Material provided
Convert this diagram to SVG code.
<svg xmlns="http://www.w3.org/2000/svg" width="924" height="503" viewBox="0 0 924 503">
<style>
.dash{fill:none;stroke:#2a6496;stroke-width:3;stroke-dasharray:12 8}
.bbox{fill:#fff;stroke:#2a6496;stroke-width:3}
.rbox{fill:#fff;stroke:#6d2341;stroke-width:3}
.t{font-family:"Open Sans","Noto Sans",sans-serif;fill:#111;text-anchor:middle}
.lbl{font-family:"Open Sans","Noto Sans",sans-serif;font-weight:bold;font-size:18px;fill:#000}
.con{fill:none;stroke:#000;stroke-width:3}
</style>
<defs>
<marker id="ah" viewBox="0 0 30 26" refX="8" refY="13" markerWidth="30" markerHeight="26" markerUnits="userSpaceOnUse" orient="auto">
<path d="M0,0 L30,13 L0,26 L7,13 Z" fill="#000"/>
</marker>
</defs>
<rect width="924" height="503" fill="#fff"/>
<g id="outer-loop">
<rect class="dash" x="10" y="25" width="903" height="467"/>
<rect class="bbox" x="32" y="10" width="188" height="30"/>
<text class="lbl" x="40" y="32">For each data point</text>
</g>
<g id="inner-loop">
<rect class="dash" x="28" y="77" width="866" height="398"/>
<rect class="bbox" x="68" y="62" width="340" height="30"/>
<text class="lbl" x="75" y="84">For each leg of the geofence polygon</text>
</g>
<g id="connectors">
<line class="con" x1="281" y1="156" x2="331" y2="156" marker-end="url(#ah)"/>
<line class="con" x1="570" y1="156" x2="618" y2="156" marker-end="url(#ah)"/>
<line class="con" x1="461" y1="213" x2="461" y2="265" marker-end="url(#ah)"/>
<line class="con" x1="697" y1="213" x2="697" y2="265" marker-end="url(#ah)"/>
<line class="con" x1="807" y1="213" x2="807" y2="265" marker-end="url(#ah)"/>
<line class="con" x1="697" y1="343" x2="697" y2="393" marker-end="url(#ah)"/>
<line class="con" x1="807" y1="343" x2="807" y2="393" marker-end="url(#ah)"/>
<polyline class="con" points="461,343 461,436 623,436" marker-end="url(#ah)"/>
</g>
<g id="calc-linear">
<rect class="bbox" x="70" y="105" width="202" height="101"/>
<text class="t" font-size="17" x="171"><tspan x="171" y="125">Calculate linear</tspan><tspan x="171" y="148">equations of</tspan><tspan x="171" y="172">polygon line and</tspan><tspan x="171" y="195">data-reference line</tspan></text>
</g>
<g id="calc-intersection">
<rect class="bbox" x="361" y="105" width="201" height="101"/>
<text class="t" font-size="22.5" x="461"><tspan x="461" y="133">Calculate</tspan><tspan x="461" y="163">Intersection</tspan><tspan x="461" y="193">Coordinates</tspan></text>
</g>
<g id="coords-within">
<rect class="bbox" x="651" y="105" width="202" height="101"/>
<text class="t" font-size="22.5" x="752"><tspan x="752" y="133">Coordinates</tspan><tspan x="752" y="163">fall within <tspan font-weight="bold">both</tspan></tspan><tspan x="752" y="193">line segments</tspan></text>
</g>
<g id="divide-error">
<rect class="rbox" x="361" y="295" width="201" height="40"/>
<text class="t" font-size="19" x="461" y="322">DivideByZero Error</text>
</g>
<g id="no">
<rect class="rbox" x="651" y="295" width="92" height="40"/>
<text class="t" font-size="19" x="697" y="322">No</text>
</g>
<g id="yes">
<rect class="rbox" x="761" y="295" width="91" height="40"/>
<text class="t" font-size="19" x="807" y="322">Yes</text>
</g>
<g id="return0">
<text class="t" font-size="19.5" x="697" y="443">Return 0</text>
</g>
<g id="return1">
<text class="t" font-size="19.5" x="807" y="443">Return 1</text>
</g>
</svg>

Direction
Repeat the material word for word, in full.

The completed task
Convert this diagram to SVG code.
<svg xmlns="http://www.w3.org/2000/svg" width="924" height="503" viewBox="0 0 924 503">
<style>
.dash{fill:none;stroke:#2a6496;stroke-width:3;stroke-dasharray:12 8}
.bbox{fill:#fff;stroke:#2a6496;stroke-width:3}
.rbox{fill:#fff;stroke:#6d2341;stroke-width:3}
.t{font-family:"Open Sans","Noto Sans",sans-serif;fill:#111;text-anchor:middle}
.lbl{font-family:"Open Sans","Noto Sans",sans-serif;font-weight:bold;font-size:18px;fill:#000}
.con{fill:none;stroke:#000;stroke-width:3}
</style>
<defs>
<marker id="ah" viewBox="0 0 30 26" refX="8" refY="13" markerWidth="30" markerHeight="26" markerUnits="userSpaceOnUse" orient="auto">
<path d="M0,0 L30,13 L0,26 L7,13 Z" fill="#000"/>
</marker>
</defs>
<rect width="924" height="503" fill="#fff"/>
<g id="outer-loop">
<rect class="dash" x="10" y="25" width="903" height="467"/>
<rect class="bbox" x="32" y="10" width="188" height="30"/>
<text class="lbl" x="40" y="32">For each data point</text>
</g>
<g id="inner-loop">
<rect class="dash" x="28" y="77" width="866" height="398"/>
<rect class="bbox" x="68" y="62" width="340" height="30"/>
<text class="lbl" x="75" y="84">For each leg of the geofence polygon</text>
</g>
<g id="connectors">
<line class="con" x1="281" y1="156" x2="331" y2="156" marker-end="url(#ah)"/>
<line class="con" x1="570" y1="156" x2="618" y2="156" marker-end="url(#ah)"/>
<line class="con" x1="461" y1="213" x2="461" y2="265" marker-end="url(#ah)"/>
<line class="con" x1="697" y1="213" x2="697" y2="265" marker-end="url(#ah)"/>
<line class="con" x1="807" y1="213" x2="807" y2="265" marker-end="url(#ah)"/>
<line class="con" x1="697" y1="343" x2="697" y2="393" marker-end="url(#ah)"/>
<line class="con" x1="807" y1="343" x2="807" y2="393" marker-end="url(#ah)"/>
<polyline class="con" points="461,343 461,436 623,436" marker-end="url(#ah)"/>
</g>
<g id="calc-linear">
<rect class="bbox" x="70" y="105" width="202" height="101"/>
<text class="t" font-size="17" x="171"><tspan x="171" y="125">Calculate linear</tspan><tspan x="171" y="148">equations of</tspan><tspan x="171" y="172">polygon line and</tspan><tspan x="171" y="195">data-reference line</tspan></text>
</g>
<g id="calc-intersection">
<rect class="bbox" x="361" y="105" width="201" height="101"/>
<text class="t" font-size="22.5" x="461"><tspan x="461" y="133">Calculate</tspan><tspan x="461" y="163">Intersection</tspan><tspan x="461" y="193">Coordinates</tspan></text>
</g>
<g id="coords-within">
<rect class="bbox" x="651" y="105" width="202" height="101"/>
<text class="t" font-size="22.5" x="752"><tspan x="752" y="133">Coordinates</tspan><tspan x="752" y="163">fall within <tspan font-weight="bold">both</tspan></tspan><tspan x="752" y="193">line segments</tspan></text>
</g>
<g id="divide-error">
<rect class="rbox" x="361" y="295" width="201" height="40"/>
<text class="t" font-size="19" x="461" y="322">DivideByZero Error</text>
</g>
<g id="no">
<rect class="rbox" x="651" y="295" width="92" height="40"/>
<text class="t" font-size="19" x="697" y="322">No</text>
</g>
<g id="yes">
<rect class="rbox" x="761" y="295" width="91" height="40"/>
<text class="t" font-size="19" x="807" y="322">Yes</text>
</g>
<g id="return0">
<text class="t" font-size="19.5" x="697" y="443">Return 0</text>
</g>
<g id="return1">
<text class="t" font-size="19.5" x="807" y="443">Return 1</text>
</g>
</svg>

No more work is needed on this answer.